As a society, our government has trained us to instinctively look to them first
for help during emergencies (and increasingly, even in daily aspects of our lives
– but that’s another topic). Not only is this antithetical to the independent spirit
that created our country but it’s also extremely unwise to outsource your safety
to any third party in any situation. No one cares whether you and your family live
or die as much as you do.

Control is a powerful thing. Studies have shown that in emergency situations, just
having a semblance of control or working towards gaining control can make an amazing
difference between survival and the alternative. Taking the option of “hands off
the steering wheel” and giving up your control to the government to best handle
your situation is a crapshoot at best.
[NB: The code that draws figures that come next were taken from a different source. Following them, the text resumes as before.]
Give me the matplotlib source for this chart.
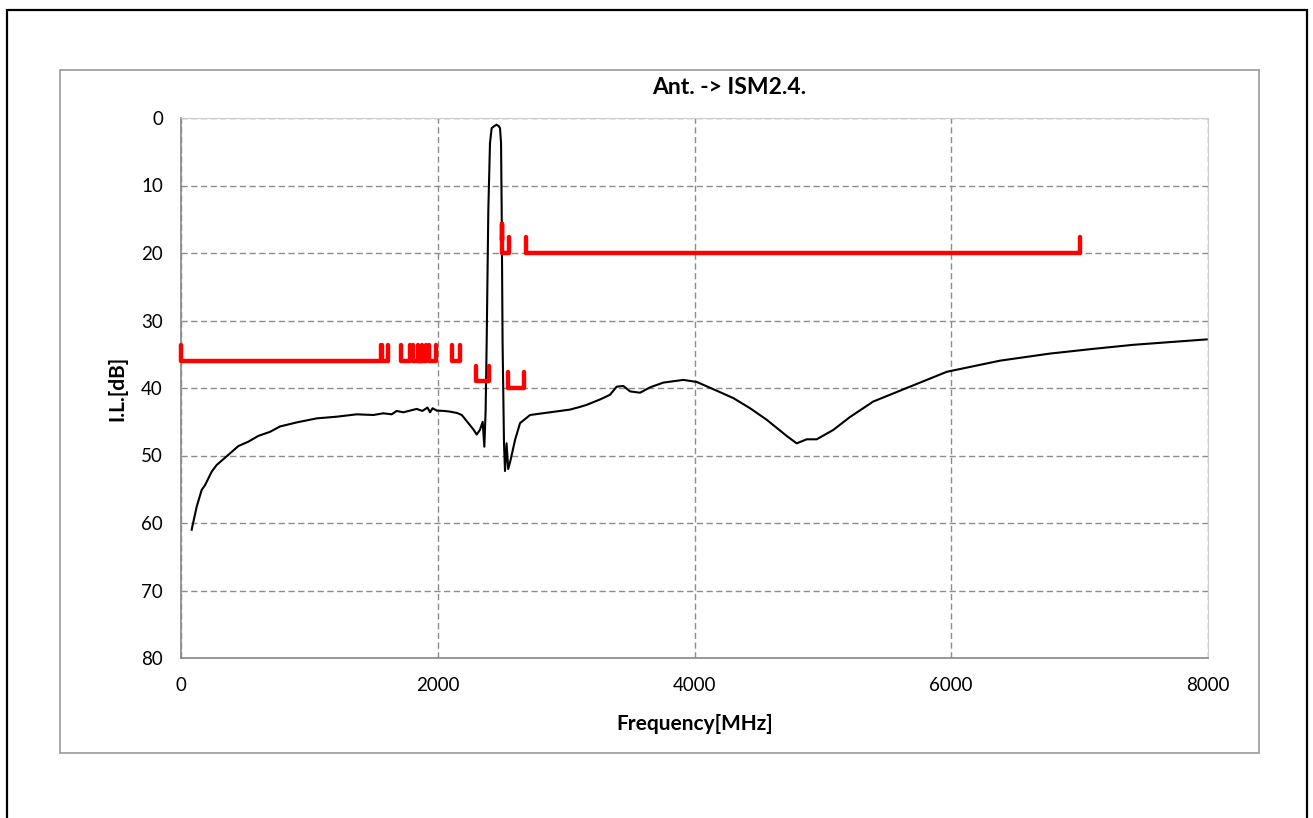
import matplotlib
matplotlib.use("Agg")
import matplotlib.pyplot as plt
from matplotlib.patches import Rectangle

plt.rcParams['font.family'] = ['Lato', 'DejaVu Sans']

# measured insertion loss (Ant. -> ISM2.4)
freq_mhz = [83, 122, 161, 187, 239, 278, 369, 447, 525, 602, 693, 771, 901, 1057,
            1213, 1369, 1498, 1576, 1641, 1680, 1732, 1836, 1880, 1920, 1940, 1960,
            1992, 2050, 2095, 2150, 2187, 2238, 2280, 2303, 2329, 2350, 2363, 2373,
            2381, 2394, 2407, 2420, 2440, 2458, 2475, 2485, 2493, 2498, 2505, 2516,
            2524, 2536, 2549, 2567, 2602, 2641, 2719, 2874, 3030, 3108, 3160, 3264,
            3342, 3394, 3446, 3498, 3576, 3654, 3757, 3913, 4017, 4173, 4303, 4433,
            4562, 4718, 4796, 4874, 4952, 5082, 5211, 5393, 5705, 5965, 6380, 6769,
            7107, 7419, 7990]
il_db = [61.0, 57.6, 55.1, 54.4, 52.4, 51.4, 49.9, 48.6, 47.95, 47.1, 46.5, 45.7, 45.1, 44.5,
         44.25, 43.9, 44.0, 43.75, 43.9, 43.4, 43.6, 43.1, 43.4, 42.9, 43.6, 43.0,
         43.35, 43.4, 43.5, 43.7, 44.0, 45.2, 46.2, 46.9, 46.2, 45.0, 48.7, 43.3,
         33.3, 13.6, 3.7, 1.5, 1.2, 1.0, 1.2, 1.5, 3.7, 13.6, 33.3, 48.2,
         52.3, 48.2, 52.0, 50.7, 47.7, 45.2, 44.0, 43.6, 43.2, 42.8, 42.5, 41.7,
         41.0, 39.8, 39.7, 40.5, 40.7, 39.9, 39.2, 38.8, 39.1, 40.4, 41.5, 43.0,
         44.7, 47.1, 48.2, 47.6, 47.6, 46.2, 44.3, 42.0, 39.6, 37.6, 35.95, 34.9,
         34.2, 33.6, 32.8]

# spec mask segments
mask_start = [0, 1565, 1710, 1805, 1850, 1930, 2110, 2300, 2545, 2500, 2497, 2690]
mask_stop = [1559, 1610, 1785, 1880, 1910, 1990, 2170, 2400, 2670, 2555, 2503, 7000]
mask_level = [36, 36, 36, 36, 36, 36, 36, 39, 40, 20, 18, 20]
tick_h = 2.3

W, H = 1313, 818
fig = plt.figure(figsize=(W / 100, H / 100), dpi=100)

# outer border and chart area frame
fig.add_artist(Rectangle((7 / W, -0.05), 1300 / W, 1.05 - 10 / H, transform=fig.transFigure,
                         fill=False, edgecolor='black', linewidth=1.6))
fig.add_artist(Rectangle((60 / W, 1 - 753 / H), 1199 / W, 683 / H, transform=fig.transFigure,
                         fill=False, edgecolor='#999999', linewidth=1.2))

ax = fig.add_axes([181 / W, 1 - 658 / H, 1027 / W, 540 / H])

ax.plot(freq_mhz, il_db, color='black', linewidth=1.5, zorder=3)

for f1, f2, lvl in zip(mask_start, mask_stop, mask_level):
    ax.plot([f1, f1, f2, f2], [lvl - tick_h, lvl, lvl, lvl - tick_h], color='#ff0000',
            linewidth=3.2, solid_capstyle='round', solid_joinstyle='round', zorder=4,
            clip_on=False)

ax.set_xlim(0, 8000)
ax.set_ylim(80, 0)
ax.set_xticks([0, 2000, 4000, 6000, 8000])
ax.set_yticks(range(0, 81, 10))
ax.grid(True, color='#8c8c8c', linestyle=(0, (4.5, 2.5)), linewidth=1.0)
ax.set_axisbelow(True)
ax.tick_params(length=0, labelsize=13.5, colors='black')
ax.tick_params(axis='y', pad=13)
ax.tick_params(axis='x', pad=14)
for s in ['top', 'right']:
    ax.spines[s].set_color('#cccccc')
for s in ['left', 'bottom']:
    ax.spines[s].set_color('#888888')
    ax.spines[s].set_linewidth(1.2)

fig.text(729 / W, 1 - 88 / H, 'Ant. -> ISM2.4.', ha='center', va='center',
         fontsize=16.5, fontweight='bold')
fig.text(695 / W, 1 - 724 / H, 'Frequency[MHz]', ha='center', va='center',
         fontsize=15, fontweight='bold')
fig.text(117 / W, 1 - 388 / H, 'I.L.[dB]', ha='center', va='center', rotation=90,
         fontsize=15, fontweight='bold')

fig.savefig('out.png', dpi=100)
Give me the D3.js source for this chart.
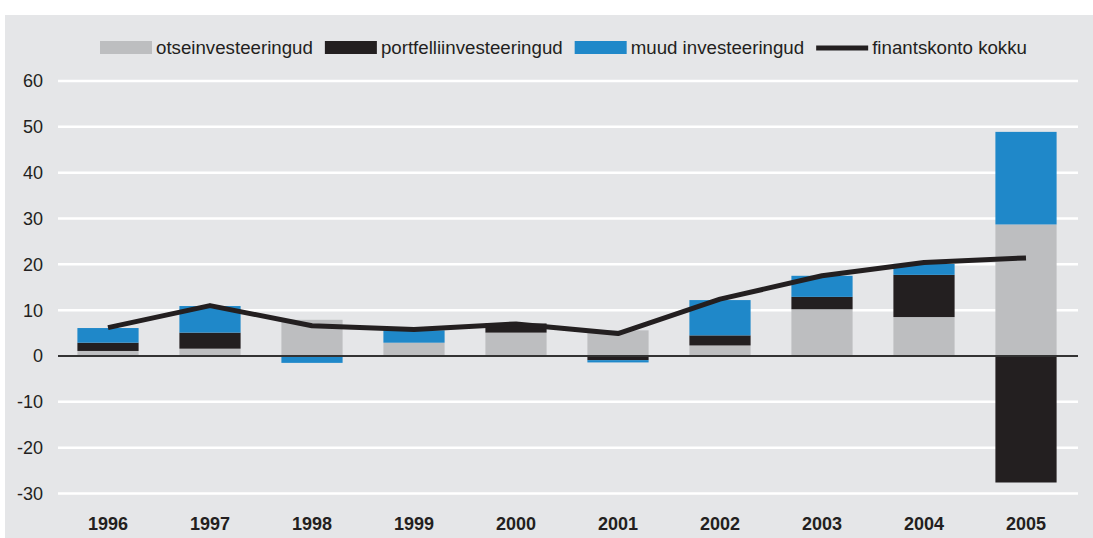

We all know that the government, with all
their benign intentions, can be a nightmare to deal with even when there isn’t an
emergency – think IRS, DMV or the post office. And if this is not enough incentive
to keep you on the path of self-destiny, witnessing the drama of Hurricane Katrina
unfold on television should cement one fact above all others – just say “no” to
government refugee camps.

The reality of an emergency is that in the middle of one you are likely to encounter
both extremes of human nature. You can find in all walks of life, citizens, law
enforcement agents and, yes, even government officials going above and beyond; selflessly
risking their lives to help others. Unfortunately, you also see the other side;
some of the same citizenry, law enforcement and government officials who use the
chaos to violate the rights of their fellow citizens at a time when they are most
vulnerable.

What you don’t control is which one shows up at your door. What you do control is
how you identify, assess, prepare for and respond to who’s knocking.

So why should we bother to be prepared?

We bother because it’s common sense. We bother because we will not be idle victims.
We bother because it’s unthinkable to ask someone else to take risks to protect
you and yours when you are unwilling to take action yourself. We bother because
we are independent people that value our freedom above the illusion of security.
These are our lives – and we are in control.